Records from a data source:
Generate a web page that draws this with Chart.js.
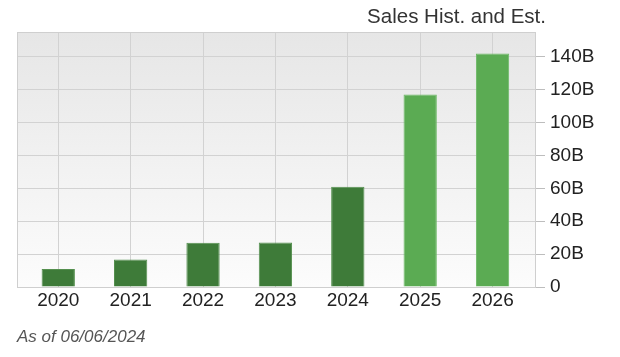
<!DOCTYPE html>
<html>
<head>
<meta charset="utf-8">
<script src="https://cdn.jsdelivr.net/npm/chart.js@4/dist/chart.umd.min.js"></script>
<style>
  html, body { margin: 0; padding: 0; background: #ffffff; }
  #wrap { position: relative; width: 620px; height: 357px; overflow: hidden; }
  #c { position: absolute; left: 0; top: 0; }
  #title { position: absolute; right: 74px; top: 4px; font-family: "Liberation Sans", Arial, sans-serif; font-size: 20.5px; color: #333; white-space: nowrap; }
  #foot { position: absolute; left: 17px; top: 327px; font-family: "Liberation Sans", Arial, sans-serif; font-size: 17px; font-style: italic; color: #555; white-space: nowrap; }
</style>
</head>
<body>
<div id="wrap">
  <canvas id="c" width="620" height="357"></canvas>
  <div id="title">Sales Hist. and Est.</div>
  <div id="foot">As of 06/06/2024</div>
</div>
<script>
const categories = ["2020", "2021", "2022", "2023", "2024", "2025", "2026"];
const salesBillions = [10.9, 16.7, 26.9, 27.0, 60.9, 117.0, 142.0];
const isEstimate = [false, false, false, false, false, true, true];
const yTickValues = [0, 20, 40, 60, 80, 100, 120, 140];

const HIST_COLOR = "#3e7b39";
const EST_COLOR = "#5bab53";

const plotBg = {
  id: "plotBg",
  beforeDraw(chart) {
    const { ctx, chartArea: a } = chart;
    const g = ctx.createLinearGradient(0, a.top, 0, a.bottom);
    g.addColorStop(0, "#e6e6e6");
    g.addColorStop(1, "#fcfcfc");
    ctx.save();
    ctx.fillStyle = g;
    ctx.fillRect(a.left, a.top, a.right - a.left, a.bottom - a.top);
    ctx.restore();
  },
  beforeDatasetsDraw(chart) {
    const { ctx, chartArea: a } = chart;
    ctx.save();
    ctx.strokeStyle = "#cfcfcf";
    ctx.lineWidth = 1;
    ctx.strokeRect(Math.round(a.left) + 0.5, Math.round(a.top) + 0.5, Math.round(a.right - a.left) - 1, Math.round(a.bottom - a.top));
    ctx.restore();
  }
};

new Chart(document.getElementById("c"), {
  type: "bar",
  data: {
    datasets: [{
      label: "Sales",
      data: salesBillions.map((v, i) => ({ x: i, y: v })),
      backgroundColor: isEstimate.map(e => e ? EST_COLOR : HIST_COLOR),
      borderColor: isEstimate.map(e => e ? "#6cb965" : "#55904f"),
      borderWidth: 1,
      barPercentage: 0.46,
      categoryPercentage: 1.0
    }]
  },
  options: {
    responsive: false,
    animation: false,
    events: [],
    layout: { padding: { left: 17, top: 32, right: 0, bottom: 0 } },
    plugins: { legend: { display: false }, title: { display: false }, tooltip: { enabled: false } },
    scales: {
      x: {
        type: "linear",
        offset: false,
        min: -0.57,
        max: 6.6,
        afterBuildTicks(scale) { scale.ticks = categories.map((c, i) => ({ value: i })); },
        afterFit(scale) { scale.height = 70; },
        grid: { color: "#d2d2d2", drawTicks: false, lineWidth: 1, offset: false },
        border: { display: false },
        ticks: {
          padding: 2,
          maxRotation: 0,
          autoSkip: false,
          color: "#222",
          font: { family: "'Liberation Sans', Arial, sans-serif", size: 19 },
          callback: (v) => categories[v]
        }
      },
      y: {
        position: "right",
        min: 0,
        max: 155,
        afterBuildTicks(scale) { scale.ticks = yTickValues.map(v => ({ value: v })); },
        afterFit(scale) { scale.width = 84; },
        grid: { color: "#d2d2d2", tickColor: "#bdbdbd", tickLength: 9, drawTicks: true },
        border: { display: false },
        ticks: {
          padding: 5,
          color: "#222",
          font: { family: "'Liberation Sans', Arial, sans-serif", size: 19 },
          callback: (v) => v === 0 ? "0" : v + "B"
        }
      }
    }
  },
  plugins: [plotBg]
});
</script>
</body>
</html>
==
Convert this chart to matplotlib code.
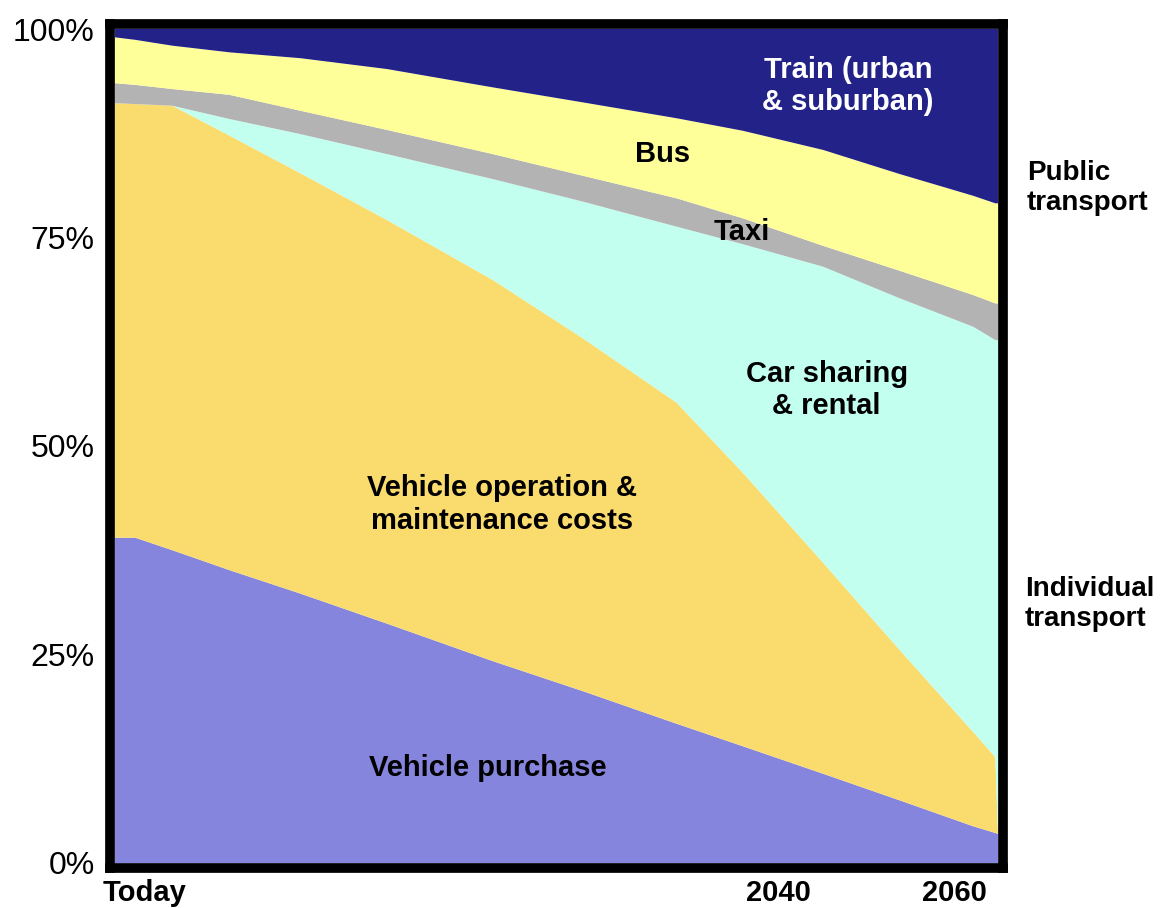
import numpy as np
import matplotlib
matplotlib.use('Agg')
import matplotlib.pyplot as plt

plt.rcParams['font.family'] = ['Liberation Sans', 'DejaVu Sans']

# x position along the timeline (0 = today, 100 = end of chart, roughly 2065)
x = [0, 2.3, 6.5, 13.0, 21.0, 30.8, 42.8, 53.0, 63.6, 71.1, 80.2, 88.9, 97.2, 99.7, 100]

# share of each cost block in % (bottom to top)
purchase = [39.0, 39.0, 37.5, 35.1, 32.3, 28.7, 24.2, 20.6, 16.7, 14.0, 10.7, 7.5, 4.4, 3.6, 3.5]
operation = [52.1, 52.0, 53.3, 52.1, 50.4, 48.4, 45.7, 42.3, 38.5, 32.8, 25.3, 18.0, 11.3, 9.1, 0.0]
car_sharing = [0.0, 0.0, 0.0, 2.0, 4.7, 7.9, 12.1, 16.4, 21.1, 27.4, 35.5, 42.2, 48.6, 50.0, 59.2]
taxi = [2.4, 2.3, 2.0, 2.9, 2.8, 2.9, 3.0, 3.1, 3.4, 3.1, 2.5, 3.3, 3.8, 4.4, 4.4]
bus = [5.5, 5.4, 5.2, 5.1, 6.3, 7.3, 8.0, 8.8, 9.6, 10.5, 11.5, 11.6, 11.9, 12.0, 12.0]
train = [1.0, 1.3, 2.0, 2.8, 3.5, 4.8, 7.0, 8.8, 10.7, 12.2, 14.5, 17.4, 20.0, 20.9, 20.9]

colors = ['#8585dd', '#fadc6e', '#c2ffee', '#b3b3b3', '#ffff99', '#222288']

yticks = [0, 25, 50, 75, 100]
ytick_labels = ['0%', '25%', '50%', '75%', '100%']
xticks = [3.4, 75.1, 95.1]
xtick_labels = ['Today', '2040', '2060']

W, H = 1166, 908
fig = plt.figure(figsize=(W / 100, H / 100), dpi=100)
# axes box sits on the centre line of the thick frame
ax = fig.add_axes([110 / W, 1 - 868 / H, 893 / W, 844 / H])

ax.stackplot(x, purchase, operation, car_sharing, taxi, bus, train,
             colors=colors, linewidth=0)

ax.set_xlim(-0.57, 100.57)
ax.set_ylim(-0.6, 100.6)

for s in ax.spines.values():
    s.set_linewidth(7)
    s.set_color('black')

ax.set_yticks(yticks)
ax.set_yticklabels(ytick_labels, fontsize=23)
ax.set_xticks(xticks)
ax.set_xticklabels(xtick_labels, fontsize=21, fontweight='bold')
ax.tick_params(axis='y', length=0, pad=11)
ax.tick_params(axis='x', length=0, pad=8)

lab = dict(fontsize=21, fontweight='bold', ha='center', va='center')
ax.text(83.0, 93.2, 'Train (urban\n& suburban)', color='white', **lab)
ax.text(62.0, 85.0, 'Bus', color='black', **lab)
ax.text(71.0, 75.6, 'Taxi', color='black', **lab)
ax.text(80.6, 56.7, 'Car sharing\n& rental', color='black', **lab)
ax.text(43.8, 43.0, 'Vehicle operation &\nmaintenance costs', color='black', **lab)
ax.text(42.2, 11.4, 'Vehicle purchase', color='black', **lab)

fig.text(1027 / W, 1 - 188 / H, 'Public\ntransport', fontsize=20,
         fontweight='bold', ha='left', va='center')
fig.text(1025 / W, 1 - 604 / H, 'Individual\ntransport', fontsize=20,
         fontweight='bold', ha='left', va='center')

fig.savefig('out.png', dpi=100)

Written request – Of the lines above, copy only those from the one holding "Convert this chart to matplotlib code." to the one holding "97.2, 99.7, 100]", both included, and exclude every image.

Response for this exercise –
Convert this chart to matplotlib code.
import numpy as np
import matplotlib
matplotlib.use('Agg')
import matplotlib.pyplot as plt

plt.rcParams['font.family'] = ['Liberation Sans', 'DejaVu Sans']

# x position along the timeline (0 = today, 100 = end of chart, roughly 2065)
x = [0, 2.3, 6.5, 13.0, 21.0, 30.8, 42.8, 53.0, 63.6, 71.1, 80.2, 88.9, 97.2, 99.7, 100]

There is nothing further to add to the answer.